> _TASK STATEMENT_
Retype exactly what appears below from the line containing "Give me the matplotlib source for this chart." down to the line containing "import numpy as np", keeping both end lines. Do not include pictures.

## begin SUPPLIED DATA

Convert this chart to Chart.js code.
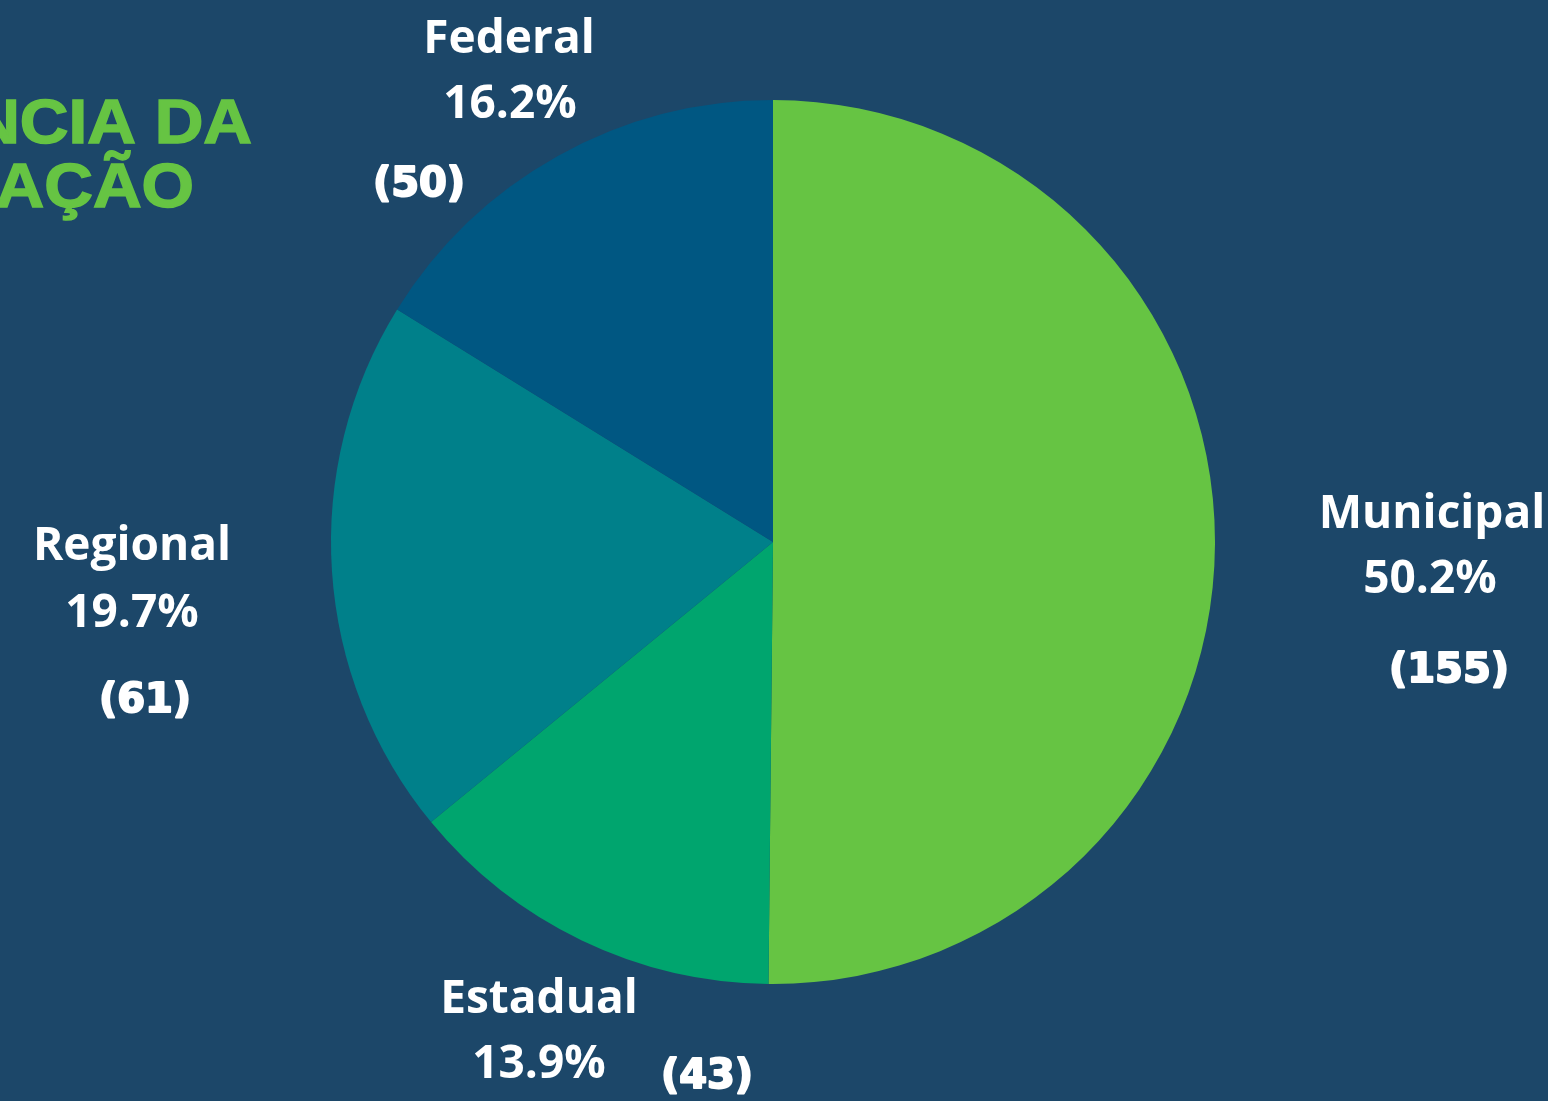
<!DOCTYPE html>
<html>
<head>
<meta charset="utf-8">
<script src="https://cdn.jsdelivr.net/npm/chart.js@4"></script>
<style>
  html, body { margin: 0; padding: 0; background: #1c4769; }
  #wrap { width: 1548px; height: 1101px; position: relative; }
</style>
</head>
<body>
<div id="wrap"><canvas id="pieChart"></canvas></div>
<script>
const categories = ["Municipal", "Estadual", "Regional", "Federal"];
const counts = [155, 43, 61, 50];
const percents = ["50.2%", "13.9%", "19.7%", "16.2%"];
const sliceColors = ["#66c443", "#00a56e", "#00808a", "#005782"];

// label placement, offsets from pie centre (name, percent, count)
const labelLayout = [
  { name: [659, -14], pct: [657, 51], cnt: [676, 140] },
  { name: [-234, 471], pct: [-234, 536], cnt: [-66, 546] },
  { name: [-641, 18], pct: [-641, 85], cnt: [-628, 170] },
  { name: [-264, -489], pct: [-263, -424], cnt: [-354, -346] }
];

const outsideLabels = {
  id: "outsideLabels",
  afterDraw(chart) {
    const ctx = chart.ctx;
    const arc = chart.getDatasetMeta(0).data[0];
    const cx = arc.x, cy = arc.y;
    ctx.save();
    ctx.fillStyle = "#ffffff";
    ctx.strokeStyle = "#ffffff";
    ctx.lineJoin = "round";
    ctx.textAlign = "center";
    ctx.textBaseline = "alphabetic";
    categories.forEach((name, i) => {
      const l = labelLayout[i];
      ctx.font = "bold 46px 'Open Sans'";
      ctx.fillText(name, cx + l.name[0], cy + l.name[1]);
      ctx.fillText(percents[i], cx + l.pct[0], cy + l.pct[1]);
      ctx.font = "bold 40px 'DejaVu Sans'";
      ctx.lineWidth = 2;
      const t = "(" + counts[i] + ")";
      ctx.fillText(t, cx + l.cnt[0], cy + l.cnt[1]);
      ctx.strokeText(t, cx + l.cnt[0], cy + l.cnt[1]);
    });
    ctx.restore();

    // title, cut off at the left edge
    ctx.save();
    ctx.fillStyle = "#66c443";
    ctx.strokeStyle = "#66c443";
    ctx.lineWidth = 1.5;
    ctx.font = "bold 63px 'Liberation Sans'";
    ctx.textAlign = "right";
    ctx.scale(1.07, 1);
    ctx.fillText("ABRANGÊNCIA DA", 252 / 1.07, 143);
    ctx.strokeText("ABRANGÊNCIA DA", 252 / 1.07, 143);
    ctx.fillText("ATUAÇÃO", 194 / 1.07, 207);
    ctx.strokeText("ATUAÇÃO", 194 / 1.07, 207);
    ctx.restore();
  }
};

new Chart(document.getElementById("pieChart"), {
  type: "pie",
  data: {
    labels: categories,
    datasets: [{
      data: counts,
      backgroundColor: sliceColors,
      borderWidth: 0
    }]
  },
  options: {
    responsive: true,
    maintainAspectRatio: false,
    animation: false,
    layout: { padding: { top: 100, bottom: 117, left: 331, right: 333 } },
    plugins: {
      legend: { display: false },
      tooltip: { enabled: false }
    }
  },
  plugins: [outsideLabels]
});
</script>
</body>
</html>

## end SUPPLIED DATA
## begin SUPPLIED DATA

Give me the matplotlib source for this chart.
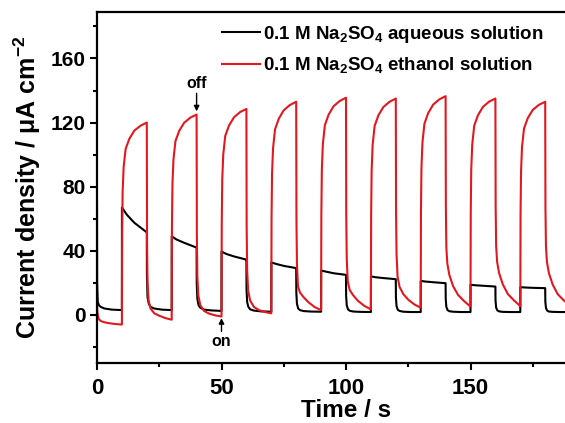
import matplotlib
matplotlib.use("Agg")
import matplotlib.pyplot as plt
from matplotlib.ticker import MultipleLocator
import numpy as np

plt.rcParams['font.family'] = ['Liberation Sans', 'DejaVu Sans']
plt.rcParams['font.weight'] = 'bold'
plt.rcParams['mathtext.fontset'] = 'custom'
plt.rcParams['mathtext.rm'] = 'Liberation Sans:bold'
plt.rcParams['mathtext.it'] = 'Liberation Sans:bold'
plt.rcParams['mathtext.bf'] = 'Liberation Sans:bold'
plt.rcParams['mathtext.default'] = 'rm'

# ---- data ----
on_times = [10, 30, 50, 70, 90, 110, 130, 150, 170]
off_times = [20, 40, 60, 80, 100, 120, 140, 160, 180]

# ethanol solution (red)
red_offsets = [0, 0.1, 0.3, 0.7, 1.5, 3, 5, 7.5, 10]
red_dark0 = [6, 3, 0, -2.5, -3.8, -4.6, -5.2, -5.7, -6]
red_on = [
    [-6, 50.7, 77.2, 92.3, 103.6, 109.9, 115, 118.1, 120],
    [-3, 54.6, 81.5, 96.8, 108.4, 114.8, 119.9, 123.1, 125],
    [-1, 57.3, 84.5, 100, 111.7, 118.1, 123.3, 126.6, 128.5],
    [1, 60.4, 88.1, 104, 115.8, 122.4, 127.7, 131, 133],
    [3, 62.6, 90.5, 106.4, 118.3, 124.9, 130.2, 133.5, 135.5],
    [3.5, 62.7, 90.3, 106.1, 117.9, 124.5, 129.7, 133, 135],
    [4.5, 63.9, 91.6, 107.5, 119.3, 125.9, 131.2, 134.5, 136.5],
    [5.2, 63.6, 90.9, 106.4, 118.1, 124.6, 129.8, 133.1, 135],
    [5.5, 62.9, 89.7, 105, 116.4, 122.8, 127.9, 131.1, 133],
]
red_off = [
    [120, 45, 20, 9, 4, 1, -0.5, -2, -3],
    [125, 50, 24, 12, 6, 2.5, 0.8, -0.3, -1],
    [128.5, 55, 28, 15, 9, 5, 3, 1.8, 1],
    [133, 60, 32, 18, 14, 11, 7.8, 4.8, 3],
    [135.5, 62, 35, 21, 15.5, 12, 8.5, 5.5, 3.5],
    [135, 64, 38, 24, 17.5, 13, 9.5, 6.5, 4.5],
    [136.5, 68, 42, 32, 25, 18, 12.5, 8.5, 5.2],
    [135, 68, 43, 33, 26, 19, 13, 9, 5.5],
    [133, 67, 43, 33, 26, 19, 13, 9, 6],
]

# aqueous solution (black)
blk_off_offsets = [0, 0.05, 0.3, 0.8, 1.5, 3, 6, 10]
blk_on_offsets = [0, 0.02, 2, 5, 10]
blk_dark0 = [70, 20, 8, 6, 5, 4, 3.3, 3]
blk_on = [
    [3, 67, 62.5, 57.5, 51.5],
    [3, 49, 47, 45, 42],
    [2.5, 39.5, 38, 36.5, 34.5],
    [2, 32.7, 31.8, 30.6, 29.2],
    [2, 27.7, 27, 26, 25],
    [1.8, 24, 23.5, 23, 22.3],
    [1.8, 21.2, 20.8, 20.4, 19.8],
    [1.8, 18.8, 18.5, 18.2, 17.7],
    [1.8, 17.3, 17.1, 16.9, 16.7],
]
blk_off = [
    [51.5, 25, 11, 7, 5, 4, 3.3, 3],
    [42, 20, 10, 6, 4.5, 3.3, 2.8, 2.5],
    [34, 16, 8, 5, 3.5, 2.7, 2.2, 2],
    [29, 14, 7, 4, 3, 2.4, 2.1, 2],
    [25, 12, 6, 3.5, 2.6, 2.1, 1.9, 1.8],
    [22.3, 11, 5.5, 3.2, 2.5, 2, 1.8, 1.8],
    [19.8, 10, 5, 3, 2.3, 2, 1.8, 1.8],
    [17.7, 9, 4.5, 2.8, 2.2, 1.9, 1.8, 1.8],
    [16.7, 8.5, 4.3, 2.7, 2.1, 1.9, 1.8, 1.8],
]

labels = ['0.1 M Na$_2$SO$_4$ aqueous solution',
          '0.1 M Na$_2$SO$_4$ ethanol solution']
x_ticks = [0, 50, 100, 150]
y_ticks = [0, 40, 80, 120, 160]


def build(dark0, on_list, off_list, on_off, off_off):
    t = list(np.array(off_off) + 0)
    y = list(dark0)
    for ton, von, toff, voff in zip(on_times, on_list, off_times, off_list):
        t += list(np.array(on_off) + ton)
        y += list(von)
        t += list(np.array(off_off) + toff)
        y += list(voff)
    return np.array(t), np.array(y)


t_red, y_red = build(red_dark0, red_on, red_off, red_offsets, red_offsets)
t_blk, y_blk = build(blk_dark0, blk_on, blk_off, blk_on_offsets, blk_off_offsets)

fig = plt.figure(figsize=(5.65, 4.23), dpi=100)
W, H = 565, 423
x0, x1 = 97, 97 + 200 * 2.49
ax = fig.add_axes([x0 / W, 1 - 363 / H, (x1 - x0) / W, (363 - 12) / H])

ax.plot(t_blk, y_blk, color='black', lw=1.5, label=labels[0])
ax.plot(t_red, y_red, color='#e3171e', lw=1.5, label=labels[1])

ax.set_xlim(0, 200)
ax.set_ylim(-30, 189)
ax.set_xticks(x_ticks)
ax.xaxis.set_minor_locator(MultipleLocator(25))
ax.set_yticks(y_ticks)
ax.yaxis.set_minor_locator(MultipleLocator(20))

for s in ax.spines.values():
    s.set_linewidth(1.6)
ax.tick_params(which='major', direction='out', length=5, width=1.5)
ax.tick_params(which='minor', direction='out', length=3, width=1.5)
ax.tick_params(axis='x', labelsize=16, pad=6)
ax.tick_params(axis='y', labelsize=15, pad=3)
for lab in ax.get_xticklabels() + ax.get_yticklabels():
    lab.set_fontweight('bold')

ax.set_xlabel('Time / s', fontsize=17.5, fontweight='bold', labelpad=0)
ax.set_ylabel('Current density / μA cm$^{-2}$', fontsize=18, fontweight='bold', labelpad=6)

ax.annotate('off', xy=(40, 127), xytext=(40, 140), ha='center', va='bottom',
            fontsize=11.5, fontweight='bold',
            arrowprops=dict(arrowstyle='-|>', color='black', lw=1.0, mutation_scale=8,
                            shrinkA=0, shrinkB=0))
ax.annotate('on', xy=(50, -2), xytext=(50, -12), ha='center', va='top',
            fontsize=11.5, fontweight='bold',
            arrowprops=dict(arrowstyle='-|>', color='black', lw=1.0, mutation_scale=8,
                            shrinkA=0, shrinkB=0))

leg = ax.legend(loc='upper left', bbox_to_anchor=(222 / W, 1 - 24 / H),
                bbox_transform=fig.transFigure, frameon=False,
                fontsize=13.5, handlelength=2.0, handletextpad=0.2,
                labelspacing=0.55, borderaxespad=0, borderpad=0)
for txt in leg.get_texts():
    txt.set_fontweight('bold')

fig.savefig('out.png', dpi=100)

## end SUPPLIED DATA

> _FINISHED ANSWER_
Give me the matplotlib source for this chart.
import matplotlib
matplotlib.use("Agg")
import matplotlib.pyplot as plt
from matplotlib.ticker import MultipleLocator
import numpy as np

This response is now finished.